Yesterday (16th November 2013) Campbell Price and Anna Garnett, volunteer, Jamie Skuse, and I helped out at the Faces and Places Big Saturday at Manchester Museum. The aim of the event was to promote the Koma figurines from Ghana that are now displayed in the Museum’s third floor temporary exhibition space. The faces of the figurines are very expressive and Vicky in Public Programmes set out tables in the Discovery Centre so that visitors, especially families with young children, could make their own figurines out of modelling clay. We selected objects from the Egyptology and Archaeology collections with the intention of inspiring the children’s imaginations to make figurines but they were also a popular talking point with other visitors.
Campbell and Anna brought out some objects from the Egyptology collection: facial reconstructions of the Two Brothers, a replica of an encaustic protrait, similar to those on display in the Museum’s dedicated gallery, the lid from a Canopic jar depicting the ancient Egyptian god Imsety, busts from Alexandria and a shabti (above).
For my part I brought out some head related objects from the archaeology collection including a late Iron Age/Romano-British stone head from Tyldesley near Manchester, a tricephalic piece from Standedge Tunnel, some replica carved stone heads and some rather handsome carved wooden head made for an earlier Lindow Man exhibition. I suspect they are copying discoveries from the important votive deposit at the source of the River Seine at Sequana in Burgundy, France, as well as some stelae found at Rochdale (see above). Keith Sugden, the Museum’s Curator of Numismatics, kindly entrusted us with a selection of coins showing Roman emperors.
It was great fun recognising some of the figurines that visitors made and displayed on the table outside the Discovery Centre.
As part of the day I showed members of the Museum’s branch of the Young Archaeologists’ Club the facial reconstruction display in Ancient Worlds. There was even time to join Maxine’s inaugural ‘Women in Ancient Worlds’ tour which explored the topic of women and the contribution of women archaeologists and Egyptologists in the new displays. Maxine, who is a Visitor Assistant and member of the Museum’s Front of House team, showed us the copy of Amelia Edward’s A Thousand Miles up the Nile, the Etruscan terracotta womb votive in the archaeology gallery as well as exhibits in the Egyptology gallery of Ancient Worlds.
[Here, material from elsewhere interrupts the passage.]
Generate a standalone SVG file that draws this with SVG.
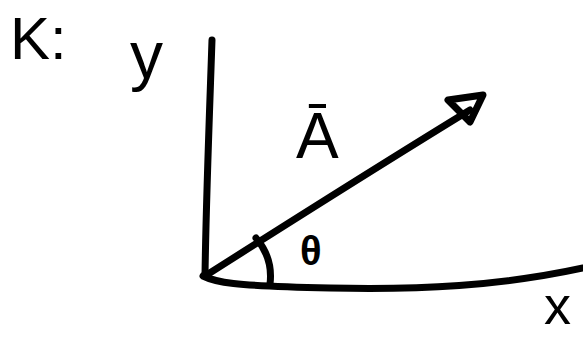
<svg xmlns="http://www.w3.org/2000/svg" width="583" height="339" viewBox="0 0 583 339">
<style>
.ln{fill:none;stroke:#000;stroke-width:7;stroke-linecap:round;stroke-linejoin:round}
.t{font-family:"Liberation Sans","DejaVu Sans",sans-serif;fill:#000}
</style>
<rect width="583" height="339" fill="#fff"/>
<g id="axes">
<path class="ln" d="M212,40 C210,100 206,200 205,276"/>
<path class="ln" d="M203,276 C215,282 230,286 330,288 C420,290 500,286 583,268"/>
</g>
<g id="vector">
<path class="ln" d="M205,276 C290,222 380,165 470,110"/>
<path class="ln" d="M448,100 L483,95 L470,122 Z"/>
</g>
<g id="angle">
<path class="ln" d="M256,238 C268,252 272,268 270,284"/>
</g>
<g id="labels">
<text class="t" x="10" y="59" font-size="60">K:</text>
<text class="t" x="130" y="78" font-size="66">y</text>
<text class="t" x="296" y="158" font-size="64">Ā</text>
<text class="t" x="300" y="265" font-size="40" font-weight="bold">θ</text>
<text class="t" x="544" y="324" font-size="54">x</text>
</g>
</svg>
We saw over a hundred people at our handling table and gathered some really useful feedback about how interesting visitors had found it. Jamie’s contribution went well beyond the call of duty when he kindly posed for a photograph with one of the carved wooden figurines (below). What a trooper! As well as being a brilliant Movember photo opportunity, this makes me think there might be some mileage in a future photographic project comparing the profiles of Roman emperors and empresses with those of modern day visitors. A great time was had by all as they say. A big thank you to everyone who gave up their Saturday to help with the event.